### DATA EXCERPTS
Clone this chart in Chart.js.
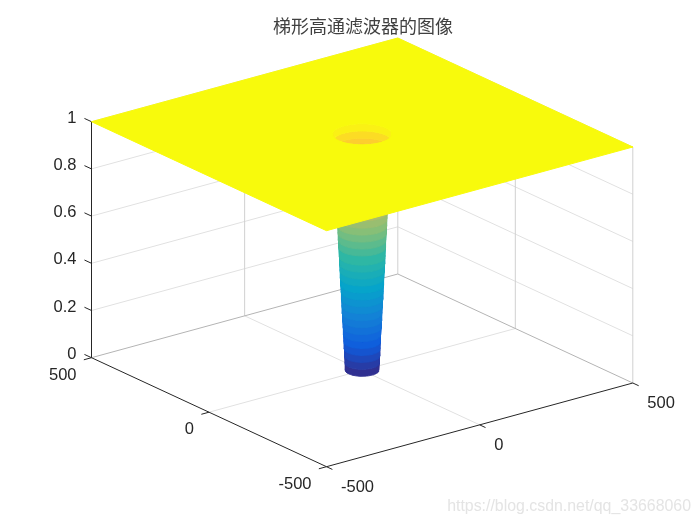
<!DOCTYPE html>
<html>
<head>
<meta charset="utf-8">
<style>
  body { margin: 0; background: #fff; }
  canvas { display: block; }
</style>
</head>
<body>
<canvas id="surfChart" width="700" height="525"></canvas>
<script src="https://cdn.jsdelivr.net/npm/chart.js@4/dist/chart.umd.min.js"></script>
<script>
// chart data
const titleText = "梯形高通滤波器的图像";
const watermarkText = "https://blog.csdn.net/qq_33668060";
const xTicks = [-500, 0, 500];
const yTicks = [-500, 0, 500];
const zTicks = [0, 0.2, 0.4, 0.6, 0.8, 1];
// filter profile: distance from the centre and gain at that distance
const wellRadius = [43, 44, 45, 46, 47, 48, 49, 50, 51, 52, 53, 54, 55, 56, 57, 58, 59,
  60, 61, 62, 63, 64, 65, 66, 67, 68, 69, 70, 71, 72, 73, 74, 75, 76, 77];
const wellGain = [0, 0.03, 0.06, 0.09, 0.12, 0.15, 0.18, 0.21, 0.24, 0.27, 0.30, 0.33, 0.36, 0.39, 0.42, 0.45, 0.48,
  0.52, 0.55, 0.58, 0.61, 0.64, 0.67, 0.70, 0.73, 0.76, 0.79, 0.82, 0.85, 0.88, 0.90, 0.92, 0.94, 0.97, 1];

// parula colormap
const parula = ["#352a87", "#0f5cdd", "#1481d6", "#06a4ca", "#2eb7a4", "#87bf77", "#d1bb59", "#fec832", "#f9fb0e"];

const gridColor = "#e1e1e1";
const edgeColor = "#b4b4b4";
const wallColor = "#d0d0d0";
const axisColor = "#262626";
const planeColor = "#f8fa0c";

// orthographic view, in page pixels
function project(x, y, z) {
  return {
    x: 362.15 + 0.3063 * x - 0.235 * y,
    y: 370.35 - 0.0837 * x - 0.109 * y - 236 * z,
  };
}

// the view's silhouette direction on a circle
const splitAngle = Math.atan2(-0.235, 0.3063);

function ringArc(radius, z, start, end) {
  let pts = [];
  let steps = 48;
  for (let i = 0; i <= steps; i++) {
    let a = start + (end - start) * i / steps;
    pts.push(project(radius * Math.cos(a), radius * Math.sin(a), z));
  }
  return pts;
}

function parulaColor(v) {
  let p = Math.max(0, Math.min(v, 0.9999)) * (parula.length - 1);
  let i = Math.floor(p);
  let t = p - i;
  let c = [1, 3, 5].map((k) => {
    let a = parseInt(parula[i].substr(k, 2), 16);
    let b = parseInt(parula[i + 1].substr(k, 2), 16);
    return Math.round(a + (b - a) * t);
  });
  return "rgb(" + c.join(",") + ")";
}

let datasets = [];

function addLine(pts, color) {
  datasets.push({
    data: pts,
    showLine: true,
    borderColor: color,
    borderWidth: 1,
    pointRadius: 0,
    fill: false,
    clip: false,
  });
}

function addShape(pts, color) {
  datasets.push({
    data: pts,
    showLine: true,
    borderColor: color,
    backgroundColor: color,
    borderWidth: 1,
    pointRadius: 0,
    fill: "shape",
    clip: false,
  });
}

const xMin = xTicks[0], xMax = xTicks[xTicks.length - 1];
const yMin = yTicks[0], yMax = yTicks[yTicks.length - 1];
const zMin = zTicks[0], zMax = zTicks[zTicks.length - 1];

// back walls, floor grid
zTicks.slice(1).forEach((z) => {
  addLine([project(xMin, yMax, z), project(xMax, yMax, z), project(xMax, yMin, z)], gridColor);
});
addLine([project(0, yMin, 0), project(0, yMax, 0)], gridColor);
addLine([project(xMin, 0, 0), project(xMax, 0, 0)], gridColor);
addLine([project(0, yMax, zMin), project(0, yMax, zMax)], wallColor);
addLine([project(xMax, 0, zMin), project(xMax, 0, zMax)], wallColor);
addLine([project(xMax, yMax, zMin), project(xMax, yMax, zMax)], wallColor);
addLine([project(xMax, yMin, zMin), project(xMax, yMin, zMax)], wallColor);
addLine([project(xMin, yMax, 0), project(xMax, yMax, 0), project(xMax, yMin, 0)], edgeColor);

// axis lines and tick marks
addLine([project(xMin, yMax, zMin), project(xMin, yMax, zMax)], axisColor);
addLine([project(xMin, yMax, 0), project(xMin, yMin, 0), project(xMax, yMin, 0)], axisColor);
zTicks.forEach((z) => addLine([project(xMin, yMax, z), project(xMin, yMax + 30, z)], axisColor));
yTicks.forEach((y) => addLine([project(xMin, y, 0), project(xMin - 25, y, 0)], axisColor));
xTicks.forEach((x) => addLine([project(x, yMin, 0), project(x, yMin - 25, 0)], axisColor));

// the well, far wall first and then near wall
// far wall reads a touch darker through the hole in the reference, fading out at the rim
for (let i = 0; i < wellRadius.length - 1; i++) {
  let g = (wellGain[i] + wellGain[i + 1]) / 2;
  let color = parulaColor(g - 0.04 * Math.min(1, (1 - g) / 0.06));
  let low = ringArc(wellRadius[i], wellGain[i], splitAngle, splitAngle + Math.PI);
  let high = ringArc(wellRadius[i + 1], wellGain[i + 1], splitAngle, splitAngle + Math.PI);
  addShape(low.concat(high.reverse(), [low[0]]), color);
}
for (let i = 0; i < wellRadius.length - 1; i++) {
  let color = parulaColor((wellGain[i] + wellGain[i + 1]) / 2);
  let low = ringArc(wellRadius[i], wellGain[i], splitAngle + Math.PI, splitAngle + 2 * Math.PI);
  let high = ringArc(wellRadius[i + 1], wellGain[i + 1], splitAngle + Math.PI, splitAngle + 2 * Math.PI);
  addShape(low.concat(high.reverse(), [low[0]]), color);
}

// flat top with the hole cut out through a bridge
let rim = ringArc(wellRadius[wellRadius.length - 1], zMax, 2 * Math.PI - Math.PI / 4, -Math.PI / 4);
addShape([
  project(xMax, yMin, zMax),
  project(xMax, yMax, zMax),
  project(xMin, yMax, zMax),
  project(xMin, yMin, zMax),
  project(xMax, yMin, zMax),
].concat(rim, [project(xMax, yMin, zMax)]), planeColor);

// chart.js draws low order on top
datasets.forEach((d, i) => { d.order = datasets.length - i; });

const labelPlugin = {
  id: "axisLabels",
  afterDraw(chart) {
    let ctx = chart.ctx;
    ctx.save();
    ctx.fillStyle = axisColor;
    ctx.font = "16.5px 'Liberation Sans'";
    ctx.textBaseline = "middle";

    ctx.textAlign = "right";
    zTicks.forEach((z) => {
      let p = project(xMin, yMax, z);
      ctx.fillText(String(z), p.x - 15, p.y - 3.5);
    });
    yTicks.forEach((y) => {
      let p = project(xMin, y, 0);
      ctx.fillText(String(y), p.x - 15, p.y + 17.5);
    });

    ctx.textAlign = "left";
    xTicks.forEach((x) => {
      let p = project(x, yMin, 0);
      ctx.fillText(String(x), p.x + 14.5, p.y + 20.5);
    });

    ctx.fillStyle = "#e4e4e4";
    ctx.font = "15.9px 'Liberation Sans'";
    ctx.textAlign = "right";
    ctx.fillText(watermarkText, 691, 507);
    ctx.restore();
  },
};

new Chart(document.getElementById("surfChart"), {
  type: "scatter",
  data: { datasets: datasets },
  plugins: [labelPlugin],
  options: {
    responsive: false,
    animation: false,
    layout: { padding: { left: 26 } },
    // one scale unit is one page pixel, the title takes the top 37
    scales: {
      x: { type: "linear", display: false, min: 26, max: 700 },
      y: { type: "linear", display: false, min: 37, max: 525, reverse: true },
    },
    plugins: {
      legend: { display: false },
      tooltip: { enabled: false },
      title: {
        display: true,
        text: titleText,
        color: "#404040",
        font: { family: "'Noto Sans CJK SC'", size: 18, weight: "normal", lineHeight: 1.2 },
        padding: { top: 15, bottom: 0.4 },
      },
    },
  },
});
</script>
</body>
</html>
######
### DATA EXCERPTS
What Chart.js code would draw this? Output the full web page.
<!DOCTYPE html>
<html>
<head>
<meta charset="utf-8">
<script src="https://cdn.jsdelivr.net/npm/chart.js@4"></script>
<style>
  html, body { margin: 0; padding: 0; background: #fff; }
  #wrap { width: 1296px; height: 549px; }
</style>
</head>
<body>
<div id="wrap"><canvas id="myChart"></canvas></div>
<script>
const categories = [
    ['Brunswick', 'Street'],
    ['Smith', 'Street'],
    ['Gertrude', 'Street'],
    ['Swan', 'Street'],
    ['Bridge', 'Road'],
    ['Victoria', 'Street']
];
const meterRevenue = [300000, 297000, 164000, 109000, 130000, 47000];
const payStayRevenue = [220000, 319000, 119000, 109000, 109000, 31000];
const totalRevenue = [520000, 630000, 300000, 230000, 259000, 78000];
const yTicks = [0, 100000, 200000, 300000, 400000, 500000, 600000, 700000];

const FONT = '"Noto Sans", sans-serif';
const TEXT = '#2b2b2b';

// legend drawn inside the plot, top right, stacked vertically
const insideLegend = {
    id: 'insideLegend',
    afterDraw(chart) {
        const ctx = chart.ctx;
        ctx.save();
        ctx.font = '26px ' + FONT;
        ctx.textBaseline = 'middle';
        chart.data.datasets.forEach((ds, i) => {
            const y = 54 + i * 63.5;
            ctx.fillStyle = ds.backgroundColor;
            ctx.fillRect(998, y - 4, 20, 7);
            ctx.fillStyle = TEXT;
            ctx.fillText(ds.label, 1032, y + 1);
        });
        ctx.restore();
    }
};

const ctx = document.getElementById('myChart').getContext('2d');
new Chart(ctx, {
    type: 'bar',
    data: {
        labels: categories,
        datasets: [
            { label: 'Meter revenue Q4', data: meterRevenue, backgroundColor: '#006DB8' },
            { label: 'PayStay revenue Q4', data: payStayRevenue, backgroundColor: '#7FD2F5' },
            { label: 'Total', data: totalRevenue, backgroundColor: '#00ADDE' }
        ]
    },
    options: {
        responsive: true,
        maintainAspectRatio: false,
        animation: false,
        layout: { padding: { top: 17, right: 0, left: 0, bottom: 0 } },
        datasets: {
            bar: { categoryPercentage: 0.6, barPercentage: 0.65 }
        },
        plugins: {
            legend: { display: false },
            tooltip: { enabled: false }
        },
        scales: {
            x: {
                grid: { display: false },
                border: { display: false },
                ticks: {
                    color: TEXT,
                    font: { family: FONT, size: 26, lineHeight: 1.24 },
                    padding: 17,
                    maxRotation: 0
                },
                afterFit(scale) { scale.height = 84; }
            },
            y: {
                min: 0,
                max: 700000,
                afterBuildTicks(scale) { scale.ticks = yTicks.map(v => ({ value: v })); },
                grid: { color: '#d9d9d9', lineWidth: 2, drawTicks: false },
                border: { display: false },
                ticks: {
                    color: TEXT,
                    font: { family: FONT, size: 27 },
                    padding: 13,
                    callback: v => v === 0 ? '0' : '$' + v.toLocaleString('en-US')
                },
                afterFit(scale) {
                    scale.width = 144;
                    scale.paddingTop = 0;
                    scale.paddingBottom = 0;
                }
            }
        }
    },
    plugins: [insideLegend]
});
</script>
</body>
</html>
######
AIM: Determine how many lines contain the word "this" and reply with that number alone.

REPLY TO THE TASK: 2